The company has about 24 million mobile phone customers, significantly more than the 13 million customers of Shinhan Card, the country's biggest credit card company that controls more than 40 percent of the market in revenue.
About 40 percent of SK Telecom users are subscribed to the company's membership service, which allows them to stack up mileage points on their phones and receive discounts and other benefits in using the services of partner companies, including restaurants, hotels and other leisure businesses. And SK Telecom's 2,000 mobile phone shops around the country could easily double as credit card sales offices.
Count in the SK Group's 30 million subscribers for its ``OK CashBag'' cards, a loyalty cash-back program that enables users to collect points at a wide-range of affiliated shops, and SK Telecom certainly has a strong foundation to build on.
Industry watchers believe that SK Telecom is in an ideal position to take advantage of a convergence between communications and financial services, with more wireless users expecting their mobile phones to double as digital wallets.

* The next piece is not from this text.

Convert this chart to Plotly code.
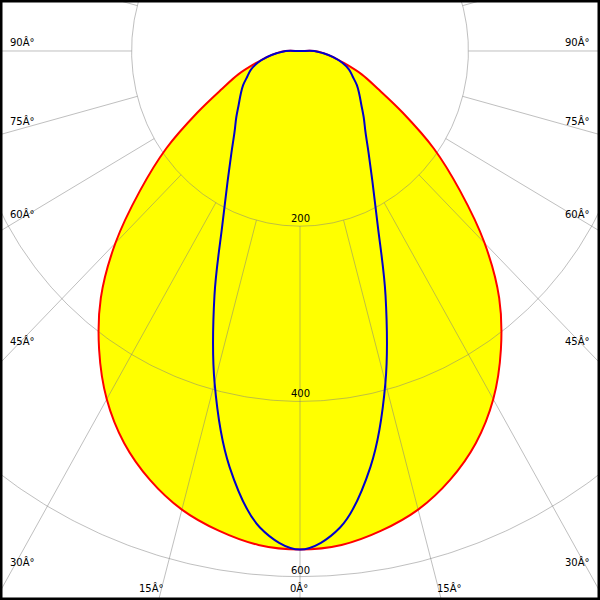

Considering the number of people using SK Telecom handsets ― which include young users such as teenage students ― and subscribing to its membership service, it's easy to see the company enjoying an advantage over other credit card companies in securing customers.
``The blending of communications and financial services is a promising possibility for telecommunications companies looking to achieve synergies through convergence, and the mobile sector is at the forefront of these changes,'' said Stan Jung, an analyst from Woori Investment and Securities.
``SK Telecom's massive subscriber pool and marketing strength suggest that it can make something work from its collaboration with Hana Card.''
It remains to be seen how SK Telecom designs its strategies to attack the credit card market. The company is apparently keeping a close eye on the debate within the National Assembly over whether to rewrite the current fair trade law that prevents a non-financial holding company from owning a financial service affiliate. The law had already derailed SK Telecom from its plans to acquire the credit card unit of Jeongbuk Bank in 2002.
There are observations that the saturation of the domestic credit card market may also affect SK Telecom's level of investment in Hana Card or other companies.
According to government figures, an average Korean owns more than four credit cards, but not many of them are issued from Hana, which has less than a 4-percent share of the market in terms of subscribers.
Credit card services clearly seem to be the missing piece in SK Telecom's expanding platform for financial services. The company plans to expand its mobile banking services to cover the customers of all Korean banks by the end of the year, allowing them to check their bank accounts and transfer money through their universal subscriber identity module (USIM) card-inserted handsets.
The company is enabling its mobile users to trade stock on the go, collaborating with seven securities companies including SK Securities, Korea Investment and Securities, Tongyang Investment and Securities, and Eugene Securities.